The dynamic range of 24 bits is much better than 16 bits and human ears can easily hear the difference in dynamic range.
In the average noisy household, automotive, or office environment?
If not, then I imagine that this product will have limited appeal unless the labels begin to intentionally cripple the mastering of Compact Disc Digital Audio releases. As others have pointed out in this discussion, the biggest reason for the move from vinyl to CDs in the consumer market wasn't improved clarity but rather improved clarity, a complete of pops and clicks (except when used as a deliberate effect), a lack of wow and flutter (again, except when used as a deliberate effect), and triple the playing time per side (no getting up to flip the disc).
Other than greater playing time, I don't see a significant advantage in DVD-No-Video, DVD-Audio, or SACD over plain old CD-DA among typical non-audiophile consumers (e.g. adolescents who buy Eminem or Britney Spears).
Maybe a USB mic with the frequency profile embedded in it?
If the frequency profile varies slightly among individual microphones, doesn't it cost a lot of money to measure each individual microphone's characteristic filter and burn it to flash? And don't a microphone's characteristics vary with normal wear and tear?
44.1 kHz samples ~44000 samples per second. If you had a sound at the upper end of healthy human hearing: 18kHz - you would have fewer than 3 samples for each wavelength. Not enough to accurately describe the waveform.
You're using linear interpolation, which introduces loads of aliasing artifacts into the sound. Instead, use higher-order (cubic or better) interpolation that fits a curve to a set of adjacent points. Follow it with a good analog filter, and you get great results, even at the high end of the spectrum. Look up Nyquist while you're at it.
I mean literraly there are only so many chords and note combinations possible. Unless something radical comes along I think that we will only have new instruments to rely upon.
Heck not even new instruments. If you use the same melody as a previously published song, you're likely to face legal action. Four notes are enough to infringe, and there are fewer than 50,000 possible combinations.
The theoretical limit on the number of distinct works is the subject of a short story called "Melancholy Elephants" by Spider Robinson. Read it and weep.
It's likely the new format disks should cost about the same to produce (after the initial investments in the fabs).
Wouldn't recording, mixing, and mastering in high-frequency, high-bit-depth formats be more expensive as well because it takes more skill to keep noise from creeping into the process?
With the SACD format, there is a CD audio layer on the thing already so the disks will be indistinguishable from a regular CD for your existing equipment.
That is, unless the labels start doing shady things like dithering the CD audio layer to 8-bit to make the SACD layer sound better by comparison.
Nowadays, the original source would be 24-bit, 96kHz at least.

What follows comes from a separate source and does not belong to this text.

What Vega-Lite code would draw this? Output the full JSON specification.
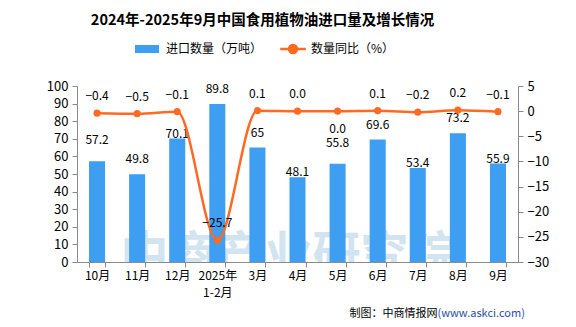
{
  "$schema": "https://vega.github.io/schema/vega-lite/v6.json",
  "width": 441,
  "height": 176,
  "autosize": {"type": "none"},
  "padding": {"left": 77, "top": 86, "right": 58, "bottom": 65},
  "background": "white",
  "config": {
    "view": {"stroke": null},
    "font": "Noto Sans CJK SC",
    "axis": {"domainColor": "#8a8a8a", "tickColor": "#8a8a8a", "labelColor": "#000000", "labelFont": "Noto Sans CJK SC", "titleFont": "Noto Sans CJK SC", "grid": false}
  },
  "title": {
    "text": "2024年-2025年9月中国食用植物油进口量及增长情况",
    "font": "Noto Sans CJK SC",
    "fontSize": 14.5,
    "fontWeight": "bold",
    "color": "#000000",
    "anchor": "middle",
    "frame": "group",
    "dx": -35,
    "offset": 15
  },
  "data": {
    "values": [
      {"month": "10月", "imports": 57.2, "yoy": -0.4},
      {"month": "11月", "imports": 49.8, "yoy": -0.5},
      {"month": "12月", "imports": 70.1, "yoy": -0.1},
      {"month": "2025年1-2月", "imports": 89.8, "yoy": -25.7},
      {"month": "3月", "imports": 65, "yoy": 0.1},
      {"month": "4月", "imports": 48.1, "yoy": 0.0},
      {"month": "5月", "imports": 55.8, "yoy": 0.0},
      {"month": "6月", "imports": 69.6, "yoy": 0.1},
      {"month": "7月", "imports": 53.4, "yoy": -0.2},
      {"month": "8月", "imports": 73.2, "yoy": 0.2},
      {"month": "9月", "imports": 55.9, "yoy": -0.1}
    ]
  },
  "encoding": {
    "x": {
      "field": "month",
      "type": "nominal",
      "sort": null,
      "scale": {"domain": ["10月", "11月", "12月", "2025年1-2月", "3月", "4月", "5月", "6月", "7月", "8月", "9月"], "paddingInner": 0.6, "paddingOuter": 0.3},
      "axis": {
        "title": null,
        "labelAngle": 0,
        "tickBand": "extent",
        "labelExpr": "datum.label == '2025年1-2月' ? ['2025年','1-2月'] : datum.label",
        "labelFontSize": 12,
        "labelPadding": 3,
        "labelLineHeight": 17,
        "labelBaseline": "top",
        "tickSize": 5
      }
    }
  },
  "layer": [
    {
      "encoding": {
        "y": {
          "field": "imports",
          "type": "quantitative",
          "scale": {"domain": [0, 100]},
          "axis": {
            "title": "制图：中商情报网",
            "titleAngle": 0,
            "titleX": 360,
            "titleY": 227,
            "titleAlign": "right",
            "titleBaseline": "middle",
            "titleFontSize": 11,
            "titleFontWeight": "normal",
            "titleColor": "#000000",
            "values": [0, 10, 20, 30, 40, 50, 60, 70, 80, 90, 100],
            "labelFontSize": 13,
            "tickSize": 5,
            "labelPadding": 4
          }
        }
      },
      "layer": [
        {
          "transform": [{"filter": {"field": "month", "equal": "4月"}}],
          "mark": {"type": "text", "text": "中商产业研究院", "fontSize": 48, "fontWeight": "bold", "color": "#d2e4f0", "baseline": "middle", "align": "center", "dx": -9, "clip": true},
          "encoding": {
            "y": {"datum": 3}
          }
        },
        {
          "mark": {"type": "bar"},
          "encoding": {
            "fill": {
              "datum": "进口数量（万吨）",
              "type": "nominal",
              "scale": {"range": ["#3d9ef2"]},
              "legend": {
                "title": null,
                "orient": "none",
                "legendX": 64,
                "legendY": -43,
                "padding": 0,
                "symbolType": "M-3,-1H3V1H-3Z",
                "symbolSize": 64,
                "symbolStrokeWidth": 0,
                "labelOffset": 13,
                "labelFontSize": 12,
                "labelColor": "#000000",
                "labelFont": "Noto Sans CJK SC"
              }
            }
          }
        },
        {
          "transform": [{"filter": {"not": {"field": "month", "oneOf": ["10月", "5月", "12月", "4月", "7月", "9月"]}}}],
          "mark": {"type": "text", "fontSize": 12, "color": "#000000", "baseline": "middle", "dy": -15},
          "encoding": {"text": {"field": "imports"}}
        },
        {
          "transform": [{"filter": {"field": "month", "oneOf": ["10月", "5月"]}}],
          "mark": {"type": "text", "fontSize": 12, "color": "#000000", "baseline": "middle", "dy": -21},
          "encoding": {"text": {"field": "imports"}}
        },
        {
          "transform": [{"filter": {"field": "month", "oneOf": ["12月", "4月", "7月", "9月"]}}],
          "mark": {"type": "text", "fontSize": 12, "color": "#000000", "baseline": "middle", "dy": -5},
          "encoding": {"text": {"field": "imports"}}
        }
      ]
    },
    {
      "encoding": {
        "y": {
          "field": "yoy",
          "type": "quantitative",
          "scale": {"domain": [-30, 5]},
          "axis": {
            "orient": "right",
            "title": "(www.askci.com)",
            "titleAngle": 0,
            "titleX": -81,
            "titleY": 227,
            "titleAlign": "left",
            "titleBaseline": "middle",
            "titleFontSize": 11,
            "titleFontWeight": "normal",
            "titleColor": "#1f4fa0",
            "values": [-30, -25, -20, -15, -10, -5, 0, 5],
            "labelFontSize": 13,
            "tickSize": 5,
            "labelPadding": 4
          }
        }
      },
      "layer": [
        {
          "mark": {"type": "line", "interpolate": "monotone", "strokeWidth": 2.5},
          "encoding": {
            "stroke": {
              "datum": "数量同比（%）",
              "type": "nominal",
              "scale": {"range": ["#ff6a23"]},
              "legend": {
                "title": null,
                "orient": "none",
                "legendX": 210,
                "legendY": -43,
                "padding": 0,
                "symbolType": "M-3.2,0H3.2M1,0A1,1 0 1 1 -1,0A1,1 0 1 1 1,0",
                "symbolSize": 64,
                "symbolStrokeWidth": 2.5,
                "symbolFillColor": "#ff6a23",
                "labelOffset": 12,
                "labelFontSize": 12,
                "labelColor": "#000000",
                "labelFont": "Noto Sans CJK SC"
              }
            }
          }
        },
        {
          "mark": {"type": "circle", "size": 50, "color": "#ff6a23", "opacity": 1}
        },
        {
          "transform": [{"filter": {"field": "month", "equal": "5月"}}],
          "mark": {"type": "text", "fontSize": 12, "color": "#000000", "baseline": "middle", "dy": 18},
          "encoding": {"text": {"field": "yoy", "format": ".1f"}}
        },
        {
          "transform": [{"filter": {"not": {"field": "month", "equal": "5月"}}}],
          "mark": {"type": "text", "fontSize": 12, "color": "#000000", "baseline": "middle", "dy": -17},
          "encoding": {"text": {"field": "yoy", "format": ".1f"}}
        }
      ]
    }
  ],
  "resolve": {"scale": {"y": "independent"}}
}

It's only downmixed to 16-bit @ 44.1kHz for the initial CD press.
If 16-bit, 44.1kHz is all the human auditory system can perceive (16-bit is 90 dB SNR with 110 dB dynamic range after dithering; 44.1 kHz can accurately represent frequencies up to 22 kHz), then why go higher?
the total combined sales of SACD's and DVD-A's, multiplied by 10, equals current sales of vinyl.
Can a DJ spin SACD and DVDA live yet?